Audiovisual organizations raise concerns over the European Media Freedom Act

While cultural groups generally support the goals of the European Media Freedom Act, many want to see improvements and stronger provisions to protect media freedom, editorial independence, and pluralism across the EU.


June 14, 2023

An initiative of 65 cultural and Media organizations raise concerns about the proposed Media Freedom Act, in a letter they published a few days ago. The key issues that organizations highlight include transparency of media ownership and measures on media market regulation. 

"Article 20 in the EMFA proposal states that Member States may not take measures that affect the “internal market for media services” unless they are proportionate and justified. It adds that such measures should be “reasoned, adequate, transparent, and objective and non-discriminatory”. If adopted, the broad wording of the Article 20 provision would create significant legal uncertainty at the national level: the implementation of a number of cultural policies stemming from national legislations adopted in procedural fairness and fully consistent with Article 167 TFEU could potentially be disputed by media service providers’ unilateral interpretation of their disproportionality or unjustifiability" stresses the letter. “The press has always operated based on the principle of freedom of a publisher to set up their business and work jointly with their journalists to deliver news and information to citizens in Europe and across the world," said Ilias Konteas, executive director of the European Magazine Media Association and the European Newspaper Publishers Association. 

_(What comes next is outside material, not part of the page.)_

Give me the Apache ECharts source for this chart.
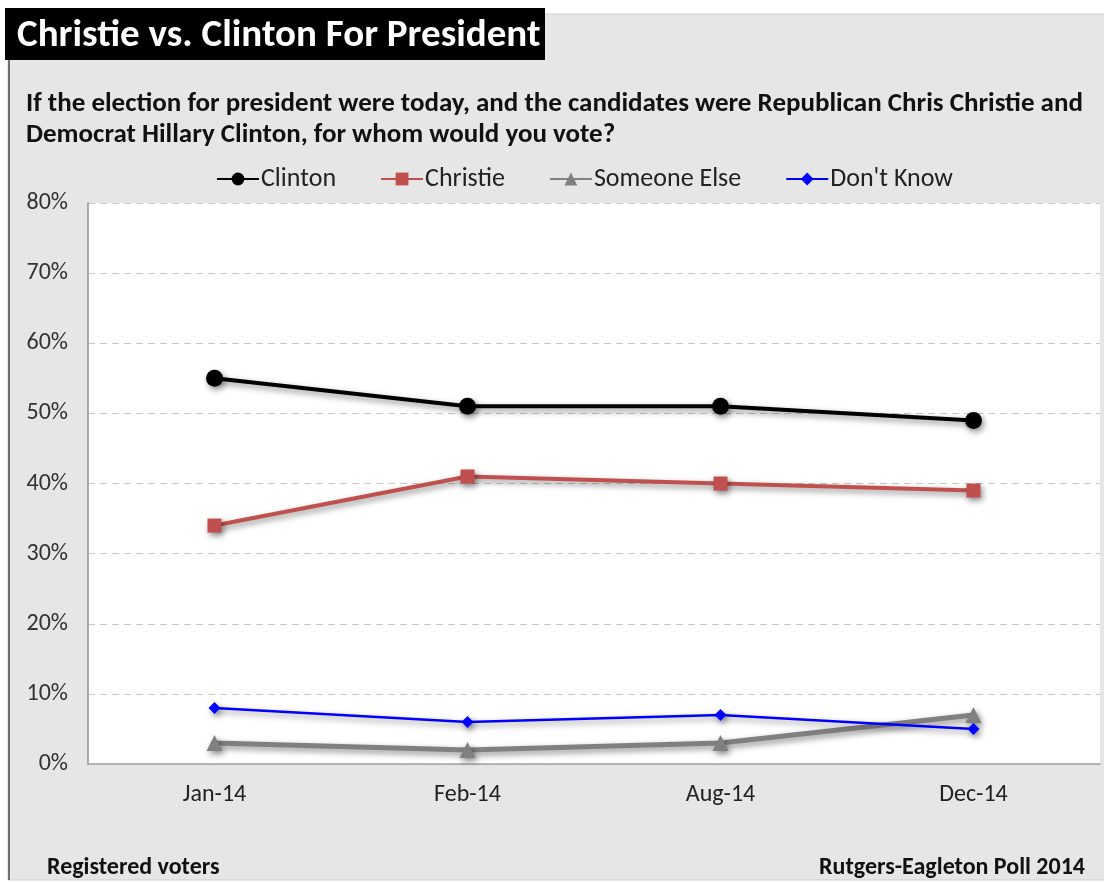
<!DOCTYPE html>
<html><head><meta charset="utf-8">
<script src="https://cdn.jsdelivr.net/npm/echarts@6/dist/echarts.min.js"></script>
<style>html,body{margin:0;padding:0;background:#fff;}#c{width:1104px;height:883px;}</style>
</head><body><div id="c"></div>
<script>
const categories = ['Jan-14', 'Feb-14', 'Aug-14', 'Dec-14'];
const clinton = [55, 51, 51, 49];
const christie = [34, 41, 40, 39];
const someoneElse = [3, 2, 3, 7];
const dontKnow = [8, 6, 7, 5];
const yTicks = [0, 10, 20, 30, 40, 50, 60, 70, 80];

const F = "Carlito, 'Liberation Sans Narrow', 'Open Sans', sans-serif";
const chart = echarts.init(document.getElementById('c'));
const shadow = {shadowColor: 'rgba(0,0,0,0.45)', shadowBlur: 6, shadowOffsetX: 2, shadowOffsetY: 3};
function mk(name, data, color, symbol, size, width) {
  return {
    name, type: 'line', data, symbol, symbolSize: size, showSymbol: true,
    lineStyle: Object.assign({color, width}, shadow),
    itemStyle: Object.assign({color, borderWidth: 0}, shadow),
    emphasis: {disabled: true}, z: 3
  };
}
chart.setOption({
  animation: false,
  backgroundColor: '#ffffff',
  graphic: [
    {type: 'rect', shape: {x: 8, y: 14, width: 1100, height: 866}, style: {fill: '#e6e6e6', stroke: '#d0d0d0', lineWidth: 1}, z: -10},
    {type: 'rect', shape: {x: 8, y: 14, width: 2, height: 866}, style: {fill: '#707070'}, z: -9},
    {type: 'rect', shape: {x: 5, y: 8, width: 540, height: 52}, style: {fill: '#000000'}, z: -8}
  ],
  title: [
    {text: 'Christie vs. Clinton For President', left: 12, top: 12,
     textStyle: {color: '#ffffff', fontFamily: F, fontWeight: 'bold', fontSize: 39}},
    {text: 'If the election for president were today, and the candidates were Republican Chris Christie and\nDemocrat Hillary Clinton, for whom would you vote?', left: 21, top: 84,
     textStyle: {color: '#111111', fontFamily: F, fontWeight: 'bold', fontSize: 27, lineHeight: 31}},
    {text: 'Registered voters', left: 42, top: 851,
     textStyle: {color: '#111111', fontFamily: F, fontWeight: 'bold', fontSize: 24}},
    {text: 'Rutgers-Eagleton Poll 2014', right: 14, top: 851,
     textStyle: {color: '#111111', fontFamily: F, fontWeight: 'bold', fontSize: 24}}
  ],
  legend: {
    top: 166, left: 216, padding: 0, itemWidth: 42, itemHeight: 16, itemGap: 44,
    textStyle: {fontFamily: F, fontSize: 26, color: '#222222', padding: [0, 0, 0, -3]},
    data: ['Clinton', 'Christie', 'Someone Else', "Don't Know"]
  },
  grid: {left: 88, top: 203, width: 1012, height: 561, containLabel: false,
         show: true, backgroundColor: '#ffffff', borderWidth: 0},
  xAxis: {
    type: 'category', data: categories, boundaryGap: true,
    axisLine: {lineStyle: {color: '#a0a0a0', width: 1.5}},
    axisTick: {show: false},
    axisLabel: {fontFamily: F, fontSize: 24, color: '#222222', margin: 19}
  },
  yAxis: {
    type: 'value', min: 0, max: 80, interval: 10,
    axisLine: {show: true, lineStyle: {color: '#909090', width: 1.5}},
    axisTick: {show: false},
    splitLine: {lineStyle: {color: '#c8c8c8', type: [7, 5], width: 1.2}},
    axisLabel: {fontFamily: F, fontSize: 24, color: '#333333', margin: 20,
      formatter: v => yTicks.includes(v) ? v + '%' : ''}
  },
  series: [
    mk('Clinton', clinton, '#000000', 'circle', 17, 4),
    mk('Christie', christie, '#c0504d', 'rect', 14, 4),
    mk('Someone Else', someoneElse, '#808080', 'triangle', 16, 5),
    mk("Don't Know", dontKnow, '#0000ff', 'diamond', 12, 2.5)
  ]
});
</script></body></html>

Journalists stand by the Commission

EU officials argue that regulation is the key to Media freedom: “For some who say the EU should not regulate their media landscape in Europe, we have a message; we believe the opposite: We need to have good rules,” Vera Jourová said in a statement.

While publishers oppose the new directive, 19 Journalist organizations have issued a statement that back the EU’s initiative. The International Press Institute says the Act "breaks significant new ground" but could be strengthened. The European Broadcasting Union calls for stronger safeguards to protect editorial independence.